When error through the land raged like a pest,
They calmed the madness caught from mind to mind
By wisdom drawn from eld, and counsel sane;
And, as the martyrs of the ancient world
Gave Death for man, so nobly gave they life:
Those the great days, and that the heroic age.""


Soldiers' and Sailors' homes.




The generosity of the United States government to the disabled survivors of her armies engaged in the suppression of the rebellion is something phenomenal in the history of nations. No good citizen objects to this munificence, but all good citizens are interested in demanding that it shall be so administered as to cause the minimum of evil effects to the recipients of national bounty. The most freehanded patriot shrinks with instinctive dread from the possibility that dependence and pauperism should be encouraged by this wellintentioned provision for soothing the Union veteran's declining years.

About $140,000,000 is annually paid out by the government to the survivors of various wars in which the nation has been engaged or to their widows and orphans. About thirty-five thousand exsoldiers and sailors are provided for in the several national and State homes. All this vast expenditure is based upon the theory of national gratitude as applied to the fulfilment of a patriotic promise.

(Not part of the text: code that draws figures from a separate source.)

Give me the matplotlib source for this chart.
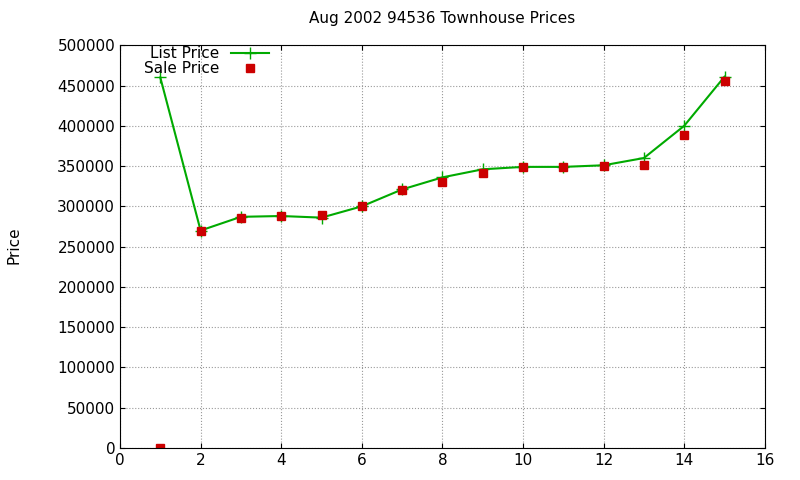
import matplotlib
matplotlib.use('Agg')
import matplotlib.pyplot as plt

months = list(range(1, 16))
list_price = [460000, 270000, 287000, 288000, 286000, 300000, 321000, 336000,
              346000, 349000, 349000, 351000, 360000, 400000, 461000]
sale_price = [0, 270000, 286000, 288000, 289000, 300000, 320000, 330000,
              342000, 349000, 349000, 350000, 351000, 389000, 456000]

fig = plt.figure(figsize=(8, 4.8), dpi=100)
ax = fig.add_axes([0.15, 0.0667, 0.806, 0.839])

ax.plot(months, list_price, color='#00aa00', marker='+', markersize=8,
        linewidth=1.5, label='List Price')
ax.plot(months, sale_price, color='#cc0000', marker='s', markersize=6,
        linestyle='none', label='Sale Price')

ax.set_xlim(0, 16)
ax.set_ylim(0, 500000)
ax.set_xticks(range(0, 17, 2))
ax.set_yticks(range(0, 500001, 50000))
ax.grid(True, color='#999999', linestyle=':', linewidth=0.8)
ax.tick_params(direction='in', labelsize=11, top=True, right=True)
ax.set_title('Aug 2002 94536 Townhouse Prices', fontsize=11, pad=16)
fig.text(0.008, 0.49, 'Price', rotation=90, fontsize=11, va='center')

leg = ax.legend(loc='upper left', bbox_to_anchor=(0.02, 1.025), frameon=False,
                fontsize=11, markerfirst=False, handlelength=2.5,
                labelspacing=0.0, borderpad=0.2)

fig.savefig('out.png', dpi=100)
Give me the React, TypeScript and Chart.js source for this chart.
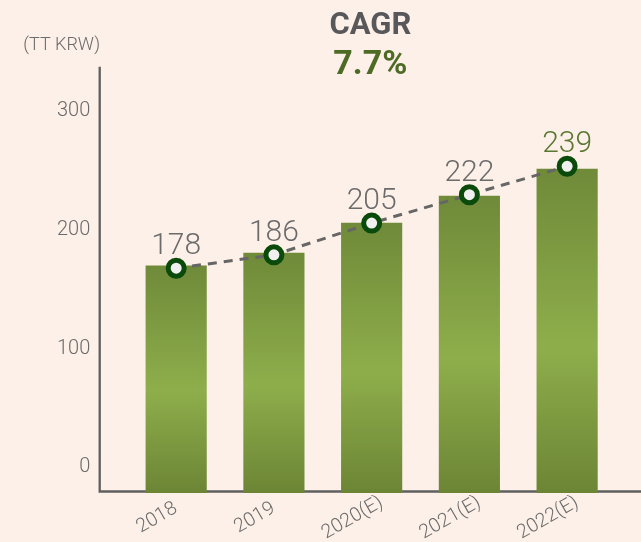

It is all very well for middle-aged philosophers who know nothing of the war except what they have read in half-written histories — to say that the soldiers entered into a "contract" with the government, whereby they agreed to render a certain amount of service for a certain allowance of pay and food and clothes. Their knowledge is as shallow as their reasoning, and both would have excited the derision of the school-boys of 1861-65. If Uncle Sam had talked in that cold-blooded way in war times, how many recruits would he have secured? How many, even of these, would he have had after the first battle?